Should a deep-tech founder post on LinkedIn or TikTok first?
Most deep-tech founders should start with LinkedIn because the buyer, partner, adviser, candidate, or investor can often be found there. TikTok can follow when the founder has a simple public education angle, a visual proof source, or a recruiting reason. Use LinkedIn for trust and buyer language first. Use TikTok for plain-language testing and broader audience learning.
How often should a founder post?
Start with two serious LinkedIn posts per week and one short-form test only if you can keep the proof quality high. A rushed daily post can train the founder to perform instead of learn. The right rhythm is the one that lets you publish from real company evidence every week.

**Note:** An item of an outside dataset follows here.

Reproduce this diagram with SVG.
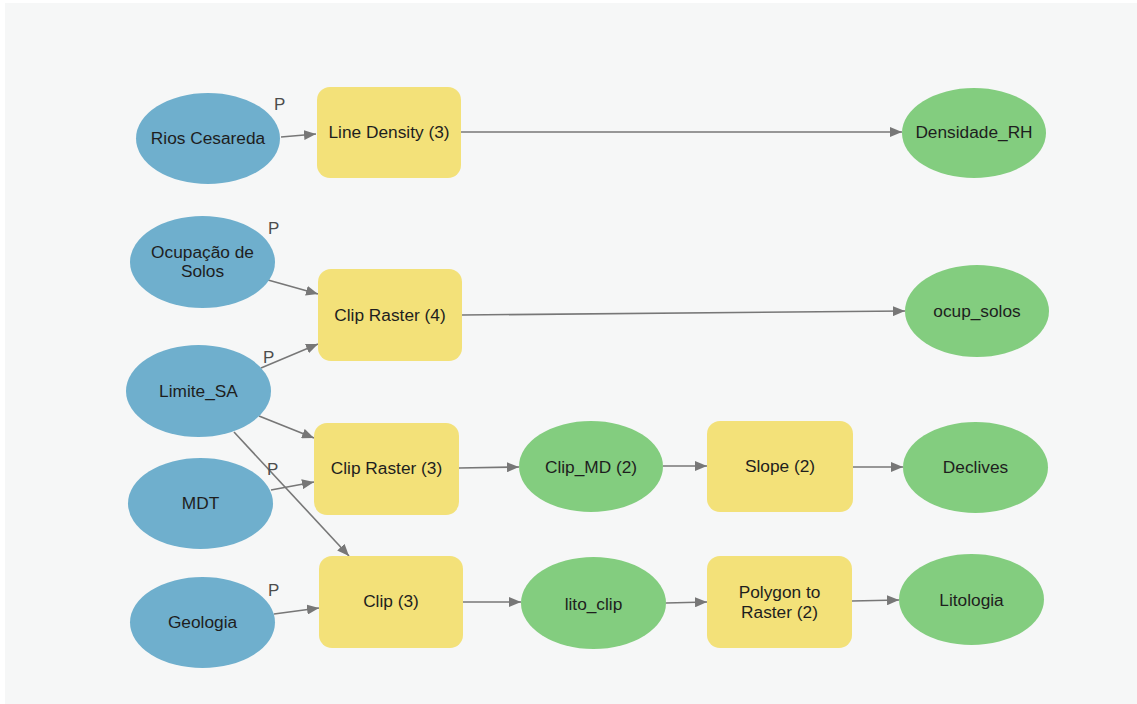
<svg xmlns="http://www.w3.org/2000/svg" width="1137" height="704" viewBox="0 0 1137 704">
<defs>
<style>
.in{fill:#6fafcd}
.tool{fill:#f3e179}
.out{fill:#83cd7f}
text{font-family:"Liberation Sans",Arial,sans-serif;font-size:17.3px;fill:#1e1e1e;text-anchor:middle;dominant-baseline:central}
text.p{font-size:17px;fill:#4d4d4d;text-anchor:start}
.edge{stroke:#777777;stroke-width:1.6;fill:none;marker-end:url(#ah)}
</style>
<marker id="ah" viewBox="0 0 12 10" refX="12" refY="5" markerWidth="12" markerHeight="10" markerUnits="userSpaceOnUse" orient="auto">
<path d="M0,0 L12,5 L0,10 Z" fill="#777777"/>
</marker>
</defs>
<rect x="0" y="0" width="1137" height="704" fill="#ffffff"/>
<rect x="5" y="3" width="1132" height="701" fill="#f6f7f7"/>

<g id="connectors">
<line class="edge" x1="281" y1="137" x2="316" y2="134"/>
<line class="edge" x1="461" y1="132" x2="902" y2="132"/>
<line class="edge" x1="268" y1="280" x2="318" y2="294"/>
<line class="edge" x1="261" y1="368" x2="318" y2="344"/>
<line class="edge" x1="462" y1="315" x2="905" y2="311"/>
<line class="edge" x1="259" y1="416" x2="314" y2="438"/>
<line class="edge" x1="234" y1="432" x2="349" y2="556"/>
<line class="edge" x1="271" y1="490" x2="314" y2="482"/>
<line class="edge" x1="274" y1="614" x2="319" y2="608"/>
<line class="edge" x1="459" y1="468" x2="519" y2="467"/>
<line class="edge" x1="663" y1="466" x2="707" y2="466"/>
<line class="edge" x1="853" y1="467" x2="903" y2="467"/>
<line class="edge" x1="463" y1="602" x2="521" y2="602"/>
<line class="edge" x1="666" y1="603" x2="707" y2="602"/>
<line class="edge" x1="852" y1="601" x2="899" y2="600"/>
</g>

<g id="rios_cesareda"><ellipse class="in" cx="208" cy="138.5" rx="72" ry="45.5"/><text x="208" y="138">Rios Cesareda</text><text class="p" x="274" y="104">P</text></g>
<g id="ocupacao_solos"><ellipse class="in" cx="202.5" cy="262" rx="72.5" ry="46"/><text x="202.5" y="252">Ocupação de</text><text x="202.5" y="271">Solos</text><text class="p" x="268" y="228">P</text></g>
<g id="limite_sa"><ellipse class="in" cx="198.5" cy="391" rx="72.5" ry="46"/><text x="198.5" y="391">Limite_SA</text><text class="p" x="263" y="357">P</text></g>
<g id="mdt"><ellipse class="in" cx="200.5" cy="503.5" rx="72.5" ry="45.5"/><text x="200.5" y="503">MDT</text><text class="p" x="267" y="469">P</text></g>
<g id="geologia"><ellipse class="in" cx="202.5" cy="622.5" rx="72.5" ry="45.5"/><text x="202.5" y="622">Geologia</text><text class="p" x="268" y="590">P</text></g>

<g id="line_density"><rect class="tool" x="317" y="87" width="144" height="91" rx="13"/><text x="389" y="132">Line Density (3)</text></g>
<g id="clip_raster_4"><rect class="tool" x="318" y="269" width="144" height="92" rx="13"/><text x="390" y="315">Clip Raster (4)</text></g>
<g id="clip_raster_3"><rect class="tool" x="314" y="423" width="145" height="92" rx="13"/><text x="386.5" y="468">Clip Raster (3)</text></g>
<g id="clip_3"><rect class="tool" x="319" y="556" width="144" height="92" rx="13"/><text x="391" y="601">Clip (3)</text></g>
<g id="slope_2"><rect class="tool" x="707" y="421" width="146" height="91" rx="13"/><text x="780" y="466">Slope (2)</text></g>
<g id="polygon_to_raster"><rect class="tool" x="707" y="556" width="145" height="92" rx="13"/><text x="779.5" y="592">Polygon to</text><text x="779.5" y="612">Raster (2)</text></g>

<g id="densidade_rh"><ellipse class="out" cx="974" cy="133" rx="72" ry="45"/><text x="974" y="132">Densidade_RH</text></g>
<g id="ocup_solos"><ellipse class="out" cx="977" cy="311" rx="72" ry="46"/><text x="977" y="311">ocup_solos</text></g>
<g id="clip_md_2"><ellipse class="out" cx="591" cy="466.5" rx="72" ry="45.5"/><text x="591" y="467">Clip_MD (2)</text></g>
<g id="declives"><ellipse class="out" cx="975.5" cy="467.5" rx="72.5" ry="45.5"/><text x="975.5" y="467">Declives</text></g>
<g id="lito_clip"><ellipse class="out" cx="593.5" cy="603" rx="72.5" ry="46"/><text x="593.5" y="604">lito_clip</text></g>
<g id="litologia"><ellipse class="out" cx="971.5" cy="599.5" rx="72.5" ry="45.5"/><text x="971.5" y="600">Litologia</text></g>
</svg>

What should a founder write about before the product is ready?
Write about the problem, the buyer's current workaround, the technical risk, the research path, early prototype lessons, customer questions, and wrong assumptions you corrected. Early content should make the problem clearer and invite useful pushback. It should avoid pretending the product is mature when the proof is still forming.
How can a technical founder avoid sounding too complicated?
Start with the user's moment before the technical mechanism. Say who is stuck, what they need to do, what can go wrong, and why the current workaround fails. Then explain the technical layer as the reason the solution can be trusted. Plain language should carry the technical edge while preserving it.
When does a founder need a separate TikTok username?
A separate TikTok username makes sense when the account has a promise that differs from the founder's personal account. That promise might be a public lab, a category education account, a recruiting channel, or a product-adjacent learning feed. Choose a handle that can survive future product changes and still make sense to the audience.
What is the best time to post on TikTok for a founder account?
The best time is the window your own audience proves through watch time, comments, follows, saves, and profile visits. Start with common timing windows, then run a two-week test across morning, lunch, afternoon, evening, and weekend slots. Keep the windows that produce relevant conversations rather than empty views.
How should founders measure social content?
Measure buyer conversations, profile visits from relevant people, saves, DMs, useful comments, website clicks after problem posts, hiring signals, and phrases worth adding to sales or website copy. A good post should leave the company with sharper language, better trust, or a clearer next decision.
Can founder social content help with hiring?
Yes, especially for technical teams. Candidates want to understand the problem, the quality bar, the founder's taste, and the kind of pressure the company handles. Posts about real technical decisions, customer constraints, and honest build lessons can attract people who care about the work rather than the startup costume.
What should a founder do this week?
Pull ten proof notes from calls, demos, build logs, or hiring conversations. Pick three that reveal a buyer problem. Publish two LinkedIn posts from those notes. If TikTok fits, record one short plain-language explanation and test two posting windows. On Friday, write down which piece changed a conversation or decision.